Menurut Hotman, Presiden Jokowi mengaku tidak dilaporkan secara detail terkait pelaksanaannya. Hal ini dia sampaikan usai bertemu dengan Menteri Koordinator bidang Perekonomian Airlangga Hartarto di kantornya, Senin (22/1).
“Saya dari Minggu lalu sudah dapat informasi bahwa Pak Jokowi sendiri tidak dilaporkan secara detail tentang besaran pajak 40 persen dan beliau marah. Ini informasi bukan saya dapat dari Menko Perekonomian, saya dapat minggu lalu,” kata Hotman Paris kepada wartawan.
“Presiden pun sangat marah atas tarif pajak yang sangat tinggi tersebut,” imbuhnya.
Sebelumnya, Presiden Jokowi sempat mengumpulkan para menteri kabinet Indonesia maju guna membahas pajak hiburan yang mengundang protes banyak pengusaha.
Dalam rapat tersebut, pemerintah tengah menyiapkan insentif fiskal terhadap Pajak Penghasilan Badan (PPh) Badan untuk penyelenggara jasa hiburan.
Menteri Koordinator (Menko) Bidang Perekonomian Airlangga Hartarto mengatakan untuk sektor pariwisata akan diberikan berupa pengurangan pajak dalam bentuk pemberian fasilitas Ditanggung Pemerintah (DTP) sebesar 10 persen dari PPh Badan, sehingga besaran PPh Badan yang besarnya 22 persen akan menjadi 12 persen.

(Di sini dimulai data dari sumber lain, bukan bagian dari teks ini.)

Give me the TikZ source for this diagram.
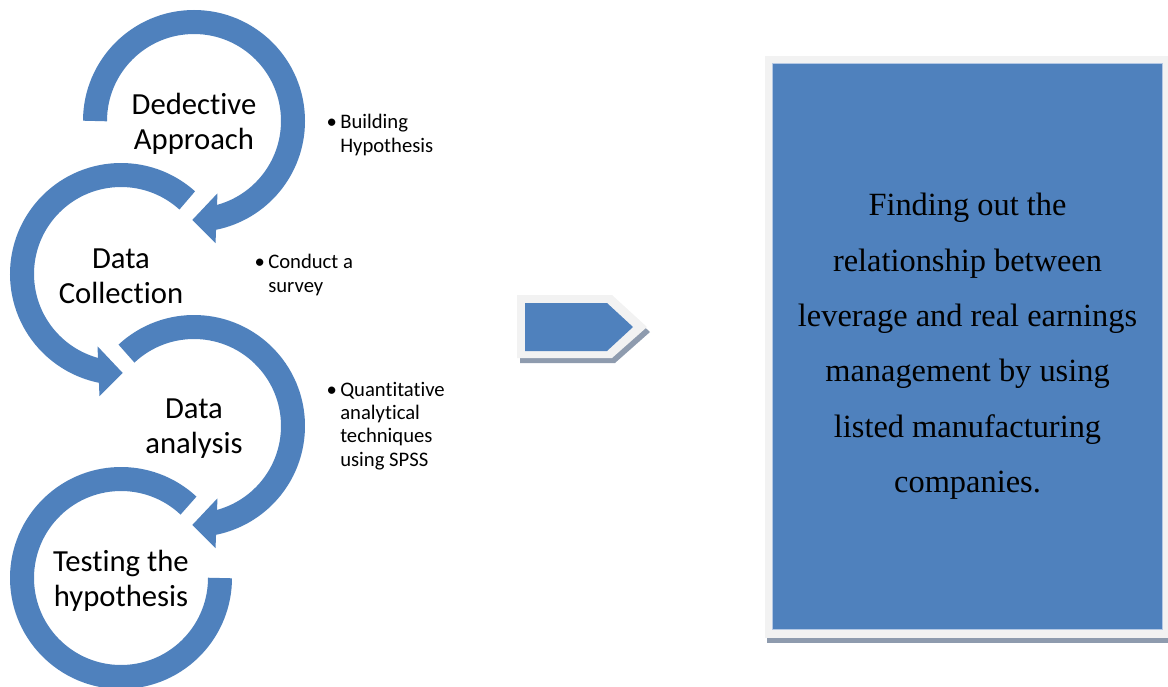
\documentclass[tikz,border=0pt]{standalone}
\usepackage{fontspec}
\setmainfont{Carlito}[Ligatures=CommonOff]
\newfontfamily\boxfont{Liberation Serif}
\usetikzlibrary{calc}
\definecolor{ringblue}{HTML}{4F81BD}
\definecolor{framegrey}{HTML}{F2F2F2}
\definecolor{shadegrey}{HTML}{8E9BAE}
\definecolor{edgeblue}{HTML}{B4C8E4}
\begin{document}
\begin{tikzpicture}[
	x=0.75pt, y=0.75pt,
	ring/.style={draw=ringblue, line width=18pt},
	steptext/.style={align=center, inner sep=0pt, yshift=-1.8pt, font=\fontsize{23}{26.25}\selectfont},
	notetext/.style={align=left, anchor=west, inner sep=0pt, font=\fontsize{15.5}{17.4}\selectfont},
	resultbox/.style={fill=ringblue, draw=edgeblue, line width=0.6pt, align=center,
		minimum width=293pt, minimum height=425pt, inner sep=0pt,
		font=\boxfont\fontsize{24.3}{41.5}\selectfont},
]
\useasboundingbox (0,0) rectangle (1168,-686);

% circle arrows
\coordinate (c1) at (194,-121);
\coordinate (c2) at (121,-274);
\coordinate (c3) at (194,-426);
\coordinate (c4) at (121,-578);

\draw[ring] (c1) ++(180:99) arc[start angle=180, end angle=-79, radius=99];
\fill[ringblue] ($(c1)+(-72:76)$) -- ($(c1)+(-80:124)$) -- ($(c1)+(-91:99)$) -- cycle;
\draw[ring] (c2) ++(48:99) arc[start angle=48, end angle=259, radius=99];
\fill[ringblue] ($(c2)+(-108:76)$) -- ($(c2)+(-100:124)$) -- ($(c2)+(-89:99)$) -- cycle;
\draw[ring] (c3) ++(133:99) arc[start angle=133, end angle=-79, radius=99];
\fill[ringblue] ($(c3)+(-72:76)$) -- ($(c3)+(-80:124)$) -- ($(c3)+(-91:99)$) -- cycle;
\draw[ring] (c4) ++(47:99) arc[start angle=47, end angle=360, radius=99];

\node[steptext] (deductive) at (c1) {Dedective\\Approach};
\node[steptext] (collection) at (c2) {Data\\Collection};
\node[steptext] (analysis) at (c3) {Data\\analysis};
\node[steptext] (testing) at (c4) {Testing the\\hypothesis};

% bullet notes
\node[notetext] (hypo) at (340,-135) {\llap{\textbullet\hspace{2.5pt}}Building\\Hypothesis};
\node[notetext] (survey) at (268,-275) {\llap{\textbullet\hspace{2.5pt}}Conduct a\\survey};
\node[notetext] (spss) at (340,-426) {\llap{\textbullet\hspace{2.5pt}}Quantitative\\analytical\\techniques\\using SPSS};

% middle arrow
\fill[shadegrey] (520,-300) -- (615,-300) -- (650,-332) -- (615,-363) -- (520,-363) -- cycle;
\fill[framegrey] (517,-295) -- (612,-295) -- (647,-327) -- (612,-358) -- (517,-358) -- cycle;
\fill[ringblue] (525,-303) -- (607,-303) -- (633,-327) -- (607,-351) -- (525,-351) -- cycle;

% result box
\fill[shadegrey] (767,-61) rectangle (1172,-643);
\fill[framegrey] (765,-56) rectangle (1170,-638);
\node[resultbox] (result) at (967.5,-346.5) {Finding out the\\relationship between\\leverage and real earnings\\management by using\\listed manufacturing\\companies.};
\end{tikzpicture}
\end{document}
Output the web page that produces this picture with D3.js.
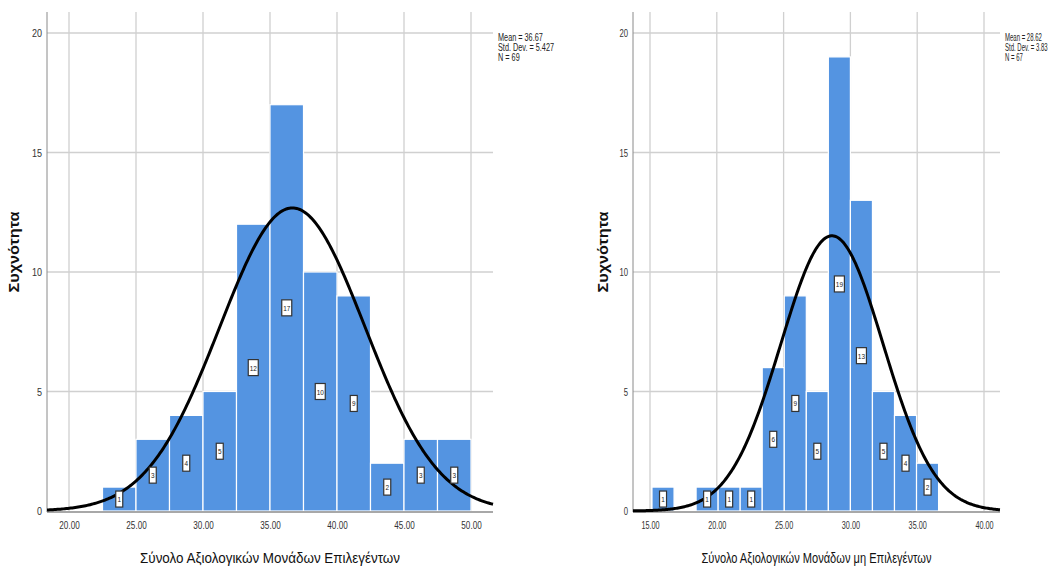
<!DOCTYPE html>
<html><head><meta charset="utf-8">
<script src="https://cdn.jsdelivr.net/npm/d3@7"></script>
<style>
body{margin:0;background:#fff;}
svg{display:block;}
text{font-family:"Liberation Sans",Arial,sans-serif;}
</style></head>
<body>
<svg id="c" width="1059" height="570"></svg>
<script>
// ---- data ----
const yTicks = [0, 5, 10, 15, 20];
const yTitle = "Συχνότητα";

const leftCounts = [1, 3, 4, 5, 12, 17, 10, 9, 2, 3, 3];
const leftBinStart = 22.5;
const leftBinWidth = 2.5;
const leftXTicks = [20, 25, 30, 35, 40, 45, 50];
const leftStats = {mean: 36.67, sd: 5.427, n: 69};
const leftTitle = "Σύνολο Αξιολογικών Μονάδων Επιλεγέντων";

const rightCounts = [1, 0, 1, 1, 1, 6, 9, 5, 19, 13, 5, 4, 2];
const rightBinStart = 15.15;
const rightBinWidth = 1.65;
const rightXTicks = [15, 20, 25, 30, 35, 40];
const rightStats = {mean: 28.62, sd: 3.83, n: 67};
const rightTitle = "Σύνολο Αξιολογικών Μονάδων μη Επιλεγέντων";

const svg = d3.select("#c");
const BLUE = "#5494e1";
const GRID = "#d0d0d0";

// horizontally condense text to mimic a narrow font
function condense(sel, f) {
  sel.each(function () {
    const L = this.getComputedTextLength();
    if (L > 0) {
      this.setAttribute("textLength", (L * f).toFixed(2));
      this.setAttribute("lengthAdjust", "spacingAndGlyphs");
    }
  });
}

function drawChart(cfg) {
  const g = svg.append("g");
  const x = d3.scaleLinear().domain(cfg.xDomain).range([cfg.left, cfg.right]);
  const y = d3.scaleLinear().domain([0, 20]).range([511, 33]);
  const top = 12;

  // gridlines
  g.selectAll(".hg").data(yTicks.filter(d => d > 0)).join("line")
    .attr("x1", cfg.left).attr("x2", cfg.right)
    .attr("y1", d => y(d)).attr("y2", d => y(d))
    .attr("stroke", GRID).attr("stroke-width", 1.3);
  g.selectAll(".vg").data(cfg.xTicks).join("line")
    .attr("x1", d => x(d)).attr("x2", d => x(d))
    .attr("y1", top).attr("y2", 511)
    .attr("stroke", GRID).attr("stroke-width", 1.3);

  // bars
  const bins = cfg.counts.map((c, i) => ({c, x0: cfg.binStart + i * cfg.binWidth, x1: cfg.binStart + (i + 1) * cfg.binWidth}))
    .filter(b => b.c > 0);
  g.selectAll(".bar").data(bins).join("rect")
    .attr("x", d => x(d.x0)).attr("width", d => x(d.x1) - x(d.x0))
    .attr("y", d => y(d.c)).attr("height", d => y(0) - y(d.c))
    .attr("fill", BLUE).attr("stroke", "#fff").attr("stroke-width", 1.2);

  // axes lines
  g.append("line").attr("x1", cfg.left).attr("x2", cfg.left).attr("y1", top).attr("y2", 512)
    .attr("stroke", "#8a8a8a").attr("stroke-width", 1);
  g.append("line").attr("x1", cfg.left).attr("x2", cfg.right).attr("y1", 512).attr("y2", 512)
    .attr("stroke", "#a8a8a8").attr("stroke-width", 2.2);

  // normal curve
  const {mean, sd, n} = cfg.stats;
  const k = n * cfg.binWidth / (sd * Math.sqrt(2 * Math.PI));
  const pts = d3.range(0, 301).map(i => {
    const v = cfg.xDomain[0] + (cfg.xDomain[1] - cfg.xDomain[0]) * i / 300;
    return [v, k * Math.exp(-0.5 * ((v - mean) / sd) ** 2)];
  });
  g.append("path").datum(pts)
    .attr("d", d3.line().x(d => x(d[0])).y(d => y(d[1])))
    .attr("fill", "none").attr("stroke", "#000").attr("stroke-width", 3);

  // labels
  const lab = g.selectAll(".lab").data(bins).join("g")
    .attr("transform", d => `translate(${x((d.x0 + d.x1) / 2)},${y(d.c / 2)})`);
  lab.append("rect")
    .attr("x", d => String(d.c).length > 1 ? -5 : -3.5)
    .attr("width", d => String(d.c).length > 1 ? 10 : 7)
    .attr("y", -8).attr("height", 16)
    .attr("fill", "#fff").attr("stroke", "#333").attr("stroke-width", 1.2);
  lab.append("text")
    .attr("text-anchor", "middle").attr("y", 3)
    .attr("font-size", 8).attr("fill", "#222")
    .text(d => d.c).call(condense, 0.8);

  // y tick labels
  g.selectAll(".yt").data(yTicks).join("text")
    .attr("x", cfg.left - 5).attr("y", d => y(d) + 4)
    .attr("text-anchor", "end").attr("font-size", 11).attr("fill", "#333")
    .text(d => d).call(condense, cfg.nf);
  // x tick labels
  const xa = d3.axisBottom(x).tickValues(cfg.xTicks).tickSize(0).tickFormat(d3.format(".2f"));
  const ax = g.append("g").attr("transform", "translate(0,518)").call(xa);
  ax.select(".domain").remove();
  ax.selectAll("text").attr("font-size", 11).attr("fill", "#333")
    .call(condense, cfg.tf);
  ax.attr("font-family", null);

  // titles
  g.append("text")
    .attr("x", (cfg.left + cfg.right) / 2).attr("y", 563)
    .attr("text-anchor", "middle").attr("font-size", 15.5).attr("fill", "#111")
    .attr("textLength", cfg.titleLen).attr("lengthAdjust", "spacingAndGlyphs")
    .text(cfg.title);
  g.append("text")
    .attr("transform", `translate(${cfg.ytx},252) rotate(-90)`)
    .attr("text-anchor", "middle")
    .attr("font-weight", "bold").attr("font-size", 15).attr("fill", "#111")
    .attr("textLength", 81).attr("lengthAdjust", "spacingAndGlyphs")
    .text(yTitle);

  // stats (condensed via a horizontal scale transform)
  const st = [`Mean = ${cfg.statsText[0]}`, `Std. Dev. = ${cfg.statsText[1]}`, `N = ${cfg.statsText[2]}`];
  const sg = g.append("g").attr("transform", `translate(${cfg.right + 5},0) scale(${cfg.sf},1)`);
  sg.selectAll(".st").data(st).join("text")
    .attr("x", 0).attr("y", (d, i) => 41 + i * 10)
    .attr("font-size", 10).attr("fill", "#222")
    .text(d => d);
}

drawChart({
  left: 47, right: 493, xDomain: [20 - 22 / 13.4, 50 + 22 / 13.4],
  xTicks: leftXTicks, counts: leftCounts, binStart: leftBinStart, binWidth: leftBinWidth,
  stats: leftStats, statsText: ["36.67", "5.427", "69"], title: leftTitle, titleLen: 260, ytx: 19,
  nf: 0.82, tf: 0.74, sf: 0.73
});
drawChart({
  left: 633, right: 1000, xDomain: [15 - 17 / 13.36, 40 + 16 / 13.36],
  xTicks: rightXTicks, counts: rightCounts, binStart: rightBinStart, binWidth: rightBinWidth,
  stats: rightStats, statsText: ["28.62", "3.83", "67"], title: rightTitle, titleLen: 230, ytx: 608,
  nf: 0.7, tf: 0.66, sf: 0.6
});
</script>
</body></html>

“Yang dipersiapkan oleh pemerintah adalah insentif dalam bentuk PPh Badan. Insentif PPh Badan untuk sektor pariwisata itu lebih kepada seluruh sektornya. Dan yang dipertimbangkan Bapak Presiden minta untuk dikaji diberikan insentif PPh Badan sebesar 10 persen,” ujar Airlangga, dalam keterangan persnya usai mengikuti rapat yang dipimpin Presiden RI Joko Widodo (Jokowi) di Jakarta, Jumat (19/1).
Airlangga mengharapkan dengan adanya edaran ini dapat memperkuat kebijakan yang diambil pemerintah sekaligus memberikan penjelasan kepada para pelaku usaha dan masyarakat di daerah.
“Jadi surat edaran bersama Menteri Keuangan dan Menteri Dalam Negeri akan lebih menjelaskan hal ini karena di dalam undang-undang itu kan sifatnya diskresi, sehingga kita tentu tidak ingin ada moral hazard, sehingga harus dipayungi oleh surat edaran,” ujarnya.
Sebelum berlakunya UU HKPD, berdasarkan UU 28/2009 sudah ada beberapa daerah yang menetapkan tarif PBJT atas jasa hiburan pada diskotek, karaoke, kelab malam, bar, dan mandi uap/spa sebesar 75 persen (Aceh Besar, Banda Aceh, Binjai, Padang, Kota Bogor, dan Depok),m.
Lalu, pajak sebesar 50 persen berlaku di Sawahlunto, Kabupaten Bandung, Kabupaten Bogor, Sukabumi, dan Surabaya. Serta sebesar 40 persen berlaku di Surakarta, Yogyakarta, Klungkung, dan Mataram.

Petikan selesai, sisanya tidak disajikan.